There is the possibility that the parties are still posturing in an attempt to secure better deals, but Politco’s sources say that Limbaugh’s syndicator is unlikely to come down to a figure that Cumulus would accept. Cumulus, in the meantime, has been scouting new talent for replacement hosts. And when 48 of your 50 biggest advertisers have directed that their ads not be placed on Limbaugh and Hannity, Cumulus has little incentive to negotiate.

If Limbaugh and Hannity are evicted from their radio perches at the Cumulus stations they currently occupy, their distributor, Clear Channel, will likely find them new digs on their own Premier network. This move will not be without a fair amount of turbulence.
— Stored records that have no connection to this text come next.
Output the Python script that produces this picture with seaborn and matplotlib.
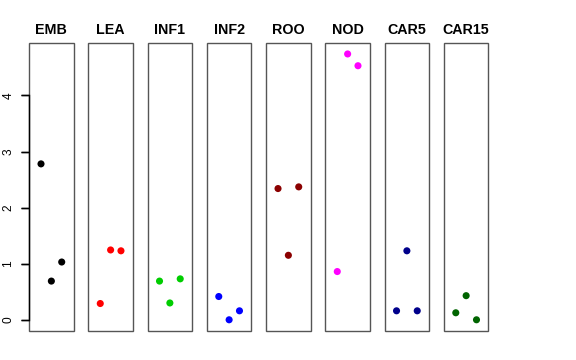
import matplotlib
matplotlib.use("Agg")
import matplotlib.pyplot as plt
import seaborn as sns
import pandas as pd
from matplotlib.patches import Rectangle

tissues = ["EMB", "LEA", "INF1", "INF2", "ROO", "NOD", "CAR5", "CAR15"]
colors = ["#000000", "#FF0000", "#00CD00", "#0000FF", "#8B0000", "#FF00FF", "#00008B", "#006400"]
replicates = [1, 2, 3]
emb = [2.78, 0.69, 1.03]
lea = [0.29, 1.245, 1.23]
inf1 = [0.69, 0.30, 0.73]
inf2 = [0.415, 0.0, 0.16]
roo = [2.34, 1.15, 2.37]
nod = [0.86, 4.74, 4.53]
car5 = [0.16, 1.23, 0.16]
car15 = [0.125, 0.43, 0.0]
yticks = [0, 1, 2, 3, 4]

values = [emb, lea, inf1, inf2, roo, nod, car5, car15]
rows = []
for t, vals in zip(tissues, values):
    for r, v in zip(replicates, vals):
        rows.append({"tissue": t, "rep": r, "value": v})
df = pd.DataFrame(rows)

sns.set_theme(style="ticks", rc={"text.color": "black", "axes.labelcolor": "black",
                                 "xtick.color": "black", "ytick.color": "black"})
plt.rcParams["font.family"] = ["Liberation Sans", "DejaVu Sans"]

fig, axes = plt.subplots(1, len(tissues), figsize=(5.76, 3.6), dpi=100)
fig.subplots_adjust(left=29 / 576, right=488.5 / 576, top=1 - 43.3 / 360, bottom=1 - 331 / 360, wspace=0.325)

for i, (ax, t, c) in enumerate(zip(axes, tissues, colors)):
    sub = df[df["tissue"] == t]
    sns.scatterplot(data=sub, x="rep", y="value", color=c, s=26, edgecolor="none", ax=ax, legend=False)
    ax.set_xlim(-0.16, 4.16)
    ax.set_ylim(-0.2, 4.93)
    ax.set_xticks([])
    ax.set_xlabel("")
    ax.set_ylabel("")
    ax.set_title(t, fontsize=10.3, fontweight="bold", pad=6.5, color="black")
    for s in ax.spines.values():
        s.set_visible(False)
    ax.add_patch(Rectangle((0, 0), 1, 1, transform=ax.transAxes, fill=False,
                           edgecolor="#555555", linewidth=1.0, clip_on=False, zorder=5))
    if i == 0:
        ax.spines["left"].set_visible(True)
        ax.spines["left"].set_color("black")
        ax.spines["left"].set_linewidth(1.0)
        ax.spines["left"].set_bounds(0, 4)
        ax.spines["left"].set_zorder(6)
        ax.set_yticks(yticks)
        ax.set_yticklabels([str(v) for v in yticks], rotation=90, va="center", fontsize=8.6)
        ax.tick_params(axis="y", which="major", left=True, right=False, labelleft=True,
                       direction="out", length=5.5, width=1.0, color="black", pad=5)
        # explicit tick marks (axis decoration) drawn outward from the left edge
        ax.hlines(yticks, -0.17, 0, transform=ax.get_yaxis_transform(), colors="black",
                  linewidth=1.0, clip_on=False, zorder=6)
    else:
        ax.set_yticks([])

fig.savefig("out.png", dpi=100)
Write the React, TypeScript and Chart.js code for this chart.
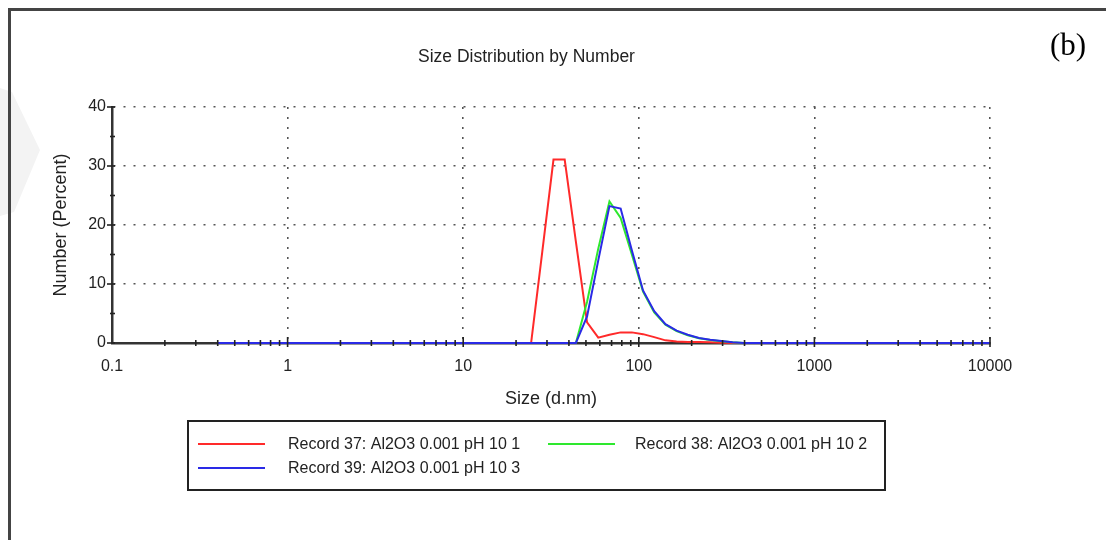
import React, { useEffect, useRef } from "react";
import { Chart, registerables } from "chart.js";

Chart.register(...registerables);

// Size bins (d.nm)
const SIZES = [
  0.4, 0.4632, 0.5365, 0.6213, 0.7195, 0.8332, 0.9649, 1.117, 1.294, 1.499,
  1.736, 2.01, 2.328, 2.696, 3.122, 3.615, 4.187, 4.849, 5.615, 6.503,
  7.531, 8.721, 10.1, 11.7, 13.54, 15.69, 18.17, 21.04, 24.36, 28.21,
  32.67, 37.84, 43.82, 50.75, 58.77, 68.06, 78.82, 91.28, 105.7, 122.4,
  141.8, 164.2, 190.1, 220.2, 255.0, 295.3, 342.0, 396.1, 458.7, 531.2,
  615.1, 712.4, 825.0, 955.4, 1106, 1281, 1484, 1718, 1990, 2305,
  2669, 3091, 3580, 4145, 4801, 5560, 6439, 7456, 8635, 10000,
];

const RECORD_37 = [
  0, 0, 0, 0, 0, 0, 0, 0, 0, 0,
  0, 0, 0, 0, 0, 0, 0, 0, 0, 0,
  0, 0, 0, 0, 0, 0, 0, 0, 0, 15.5,
  31.1, 31.1, 17.2, 3.5, 0.9, 1.4, 1.8, 1.8, 1.5, 1.0,
  0.45, 0.25, 0.18, 0.15, 0.12, 0.05, 0, 0, 0, 0,
  0, 0, 0, 0, 0, 0, 0, 0, 0, 0,
  0, 0, 0, 0, 0, 0, 0, 0, 0, 0,
];

const RECORD_38 = [
  0, 0, 0, 0, 0, 0, 0, 0, 0, 0,
  0, 0, 0, 0, 0, 0, 0, 0, 0, 0,
  0, 0, 0, 0, 0, 0, 0, 0, 0, 0,
  0, 0, 0, 7.0, 16.0, 24.0, 21.2, 15.0, 8.7, 5.2,
  3.1, 2.0, 1.3, 0.8, 0.5, 0.3, 0.12, 0, 0, 0,
  0, 0, 0, 0, 0, 0, 0, 0, 0, 0,
  0, 0, 0, 0, 0, 0, 0, 0, 0, 0,
];

const RECORD_39 = [
  0, 0, 0, 0, 0, 0, 0, 0, 0, 0,
  0, 0, 0, 0, 0, 0, 0, 0, 0, 0,
  0, 0, 0, 0, 0, 0, 0, 0, 0, 0,
  0, 0, 0, 4.5, 14.0, 23.2, 22.8, 15.7, 8.9, 5.4,
  3.2, 2.1, 1.4, 0.85, 0.55, 0.32, 0.12, 0, 0, 0,
  0, 0, 0, 0, 0, 0, 0, 0, 0, 0,
  0, 0, 0, 0, 0, 0, 0, 0, 0, 0,
];

const SERIES_LABELS = [
  "Record 37: Al2O3 0.001 pH 10 1",
  "Record 38: Al2O3 0.001 pH 10 2",
  "Record 39: Al2O3 0.001 pH 10 3",
];
const SERIES_COLORS = ["#ff2a2a", "#2ee82e", "#2a2ae6"];
const SERIES_ORDER = [2, 1, 0];

const X_TICKS = [0.1, 1, 10, 100, 1000, 10000];
const Y_TICKS = [0, 10, 20, 30, 40];
const TITLE = "Size Distribution by Number";
const X_TITLE = "Size (d.nm)";
const Y_TITLE = "Number (Percent)";
const PANEL_LABEL = "(b)";

const SANS = 'Arial, "Liberation Sans", sans-serif';
const SERIF = '"Times New Roman", "Liberation Serif", serif';
const TEXT = "#222";

const tickMarks = {
  id: "tickMarks",
  afterDatasetsDraw(chart: any) {
    const { ctx } = chart;
    const xs = chart.scales.x;
    const ys = chart.scales.y;
    const y0 = ys.getPixelForValue(0);
    const x0 = xs.getPixelForValue(X_TICKS[0]);
    ctx.save();
    ctx.strokeStyle = "#222";
    ctx.lineWidth = 1.6;
    const seg = (a: number, b: number, c: number, d: number) => {
      ctx.beginPath();
      ctx.moveTo(a, b);
      ctx.lineTo(c, d);
      ctx.stroke();
    };
    for (let d = 0; d < X_TICKS.length - 1; d++) {
      for (let k = 2; k <= 9; k++) {
        const px = xs.getPixelForValue(X_TICKS[d] * k);
        seg(px, y0 - 3, px, y0 + 3);
      }
    }
    for (let i = 1; i < X_TICKS.length; i++) {
      const px = xs.getPixelForValue(X_TICKS[i]);
      seg(px, y0 - 6, px, y0 + 4);
    }
    for (let i = 0; i < Y_TICKS.length; i++) {
      const py = ys.getPixelForValue(Y_TICKS[i]);
      seg(x0 - 5, py, x0 + 3, py);
      if (i < Y_TICKS.length - 1) {
        const pm = ys.getPixelForValue((Y_TICKS[i] + Y_TICKS[i + 1]) / 2);
        seg(x0 - 2, pm, x0 + 3, pm);
      }
    }
    ctx.restore();
  },
};

const decorations = {
  id: "decorations",
  beforeDraw(chart: any) {
    const { ctx } = chart;
    ctx.save();
    ctx.fillStyle = "#f3f3f3";
    ctx.beginPath();
    ctx.moveTo(0, 88);
    ctx.lineTo(12, 92);
    ctx.lineTo(40, 150);
    ctx.lineTo(14, 212);
    ctx.lineTo(0, 216);
    ctx.closePath();
    ctx.fill();
    ctx.restore();
  },
  afterDraw(chart: any) {
    const { ctx } = chart;
    ctx.save();
    // frame
    ctx.strokeStyle = "#444";
    ctx.lineWidth = 3;
    ctx.beginPath();
    ctx.moveTo(9.5, 540);
    ctx.lineTo(9.5, 9.5);
    ctx.lineTo(1106, 9.5);
    ctx.stroke();

    // title
    ctx.fillStyle = TEXT;
    ctx.font = `17.5px ${SANS}`;
    ctx.textAlign = "center";
    ctx.textBaseline = "alphabetic";
    ctx.fillText(TITLE, 526.5, 62);

    // panel label
    ctx.fillStyle = "#000";
    ctx.font = `31px ${SERIF}`;
    ctx.textAlign = "left";
    ctx.fillText(PANEL_LABEL, 1050, 55);

    // legend
    ctx.strokeStyle = "#222";
    ctx.lineWidth = 2;
    ctx.strokeRect(188, 421, 697, 69);
    const slots = [
      { lx: 198, tx: 288, y: 444 },
      { lx: 548, tx: 635, y: 444 },
      { lx: 198, tx: 288, y: 468 },
    ];
    ctx.font = `16px ${SANS}`;
    ctx.textBaseline = "middle";
    chart.data.datasets.forEach((ds: any, i: number) => {
      const s = slots[i];
      ctx.strokeStyle = ds.borderColor;
      ctx.lineWidth = 2;
      ctx.beginPath();
      ctx.moveTo(s.lx, s.y);
      ctx.lineTo(s.lx + 67, s.y);
      ctx.stroke();
      ctx.fillStyle = TEXT;
      ctx.fillText(ds.label, s.tx, s.y + 1);
    });
    ctx.restore();
  },
};

export default function App() {
  const ref = useRef<HTMLCanvasElement | null>(null);

  useEffect(() => {
    if (!ref.current) return;
    const series = [RECORD_37, RECORD_38, RECORD_39];
    const chart = new Chart(ref.current, {
      type: "line",
      data: {
        datasets: series.map((vals, i) => ({
          label: SERIES_LABELS[i],
          data: SIZES.map((s, j) => ({ x: s, y: vals[j] })),
          borderColor: SERIES_COLORS[i],
          backgroundColor: SERIES_COLORS[i],
          borderWidth: 2,
          pointRadius: 0,
          tension: 0,
          fill: false,
          order: SERIES_ORDER[i],
          clip: 10,
        })),
      },
      options: {
        animation: false,
        responsive: false,
        events: [],
        layout: { padding: { left: 0, top: 107, right: 116, bottom: 130 } },
        plugins: {
          legend: { display: false },
          tooltip: { enabled: false },
          title: { display: false },
        },
        scales: {
          x: {
            type: "logarithmic",
            min: X_TICKS[0],
            max: X_TICKS[X_TICKS.length - 1],
            afterBuildTicks: (s: any) => {
              s.ticks = X_TICKS.map((v) => ({ value: v }));
            },
            afterFit: (s: any) => {
              s.height = 67;
            },
            grid: {
              color: (c: any) => (c.index === 0 ? "rgba(0,0,0,0)" : "#555"),
              lineWidth: 1.6,
              drawTicks: false,
            },
            border: { display: true, color: "#333", width: 2.5, dash: [2, 8] },
            ticks: {
              autoSkip: false,
              maxRotation: 0,
              padding: 14,
              color: TEXT,
              font: { family: SANS, size: 16 },
              callback: (v: any) => String(v),
            },
            title: {
              display: true,
              text: X_TITLE,
              color: TEXT,
              font: { family: SANS, size: 18 },
              padding: { top: 0, bottom: 0 },
            },
          },
          y: {
            type: "linear",
            min: Y_TICKS[0],
            max: Y_TICKS[Y_TICKS.length - 1],
            afterBuildTicks: (s: any) => {
              s.ticks = Y_TICKS.map((v) => ({ value: v }));
            },
            afterFit: (s: any) => {
              s.width = 112;
            },
            grid: {
              color: (c: any) => (c.index === 0 ? "rgba(0,0,0,0)" : "#555"),
              lineWidth: 1.6,
              drawTicks: false,
            },
            border: { display: true, color: "#333", width: 2.5, dash: [2, 8] },
            ticks: {
              padding: 6,
              color: TEXT,
              font: { family: SANS, size: 16 },
              callback: (v: any) => String(v),
            },
            title: {
              display: true,
              text: Y_TITLE,
              color: TEXT,
              font: { family: SANS, size: 18 },
              padding: { top: 50, bottom: 0 },
            },
          },
        },
      },
      plugins: [decorations, tickMarks],
    } as any);
    return () => chart.destroy();
  }, []);

  return (
    <div style={{ position: "absolute", left: 0, top: 0, width: 1106, height: 540, background: "#fff" }}>
      <canvas ref={ref} width={1106} height={540} style={{ display: "block", width: 1106, height: 540 }} />
    </div>
  );
}
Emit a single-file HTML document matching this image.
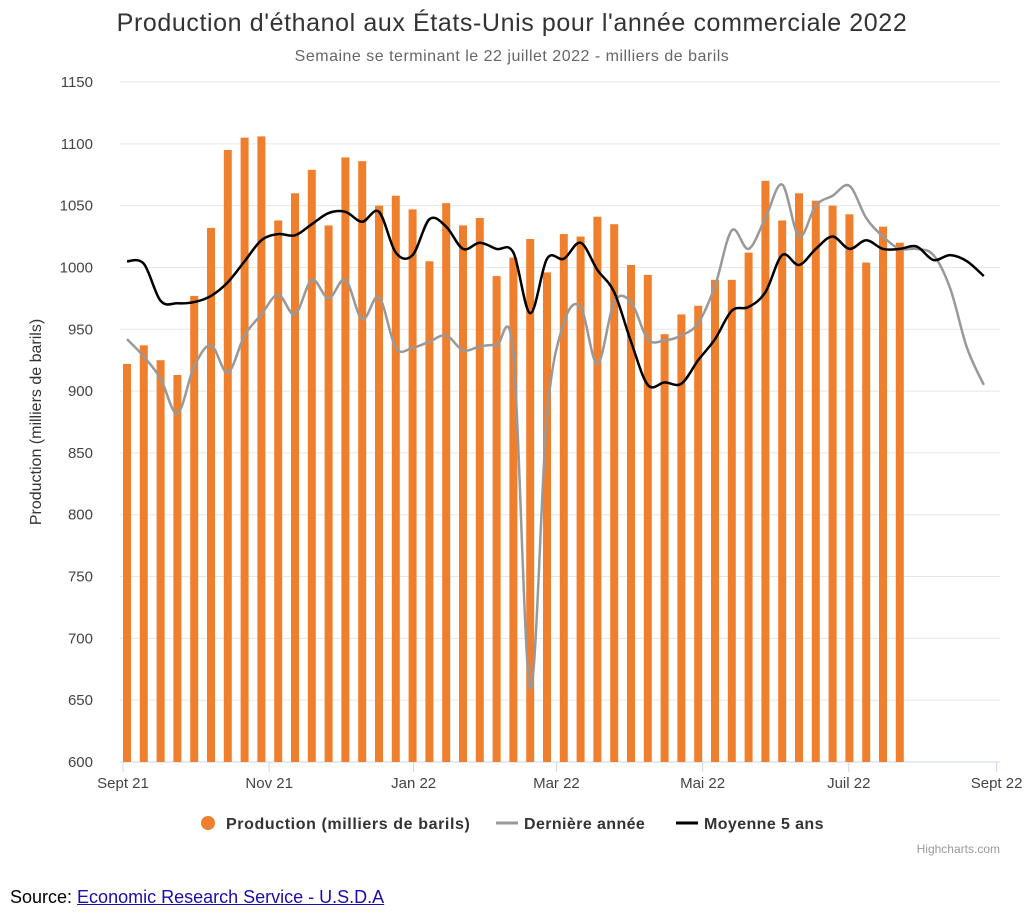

The shows could go dark for some weeks or months while new stations are found and the contracts of the hosts residing there are unwound. Which raises another problem that is probably keeping Glenn Beck up tonight. That’s because Premiere already distributes Beck who broadcasts at the same time as Limbaugh. So if Limbaugh is moved to the Premiere stations it may be Beck who is shoved aside.

While there is a certain amount of schadenfreude derived from watching these rightist dinosaurs flailing in the tar pits of their own making, the end result is not much prettier a picture. Limbaugh and Hannity are likely to land somewhere eventually. And Cumulus could replace them with Mike Huckabee, Mark Levin, and/or Michael Savage. So the airwaves will end up with just as much repugnant blather. But the show will have an entertaining, if too brief, intermission.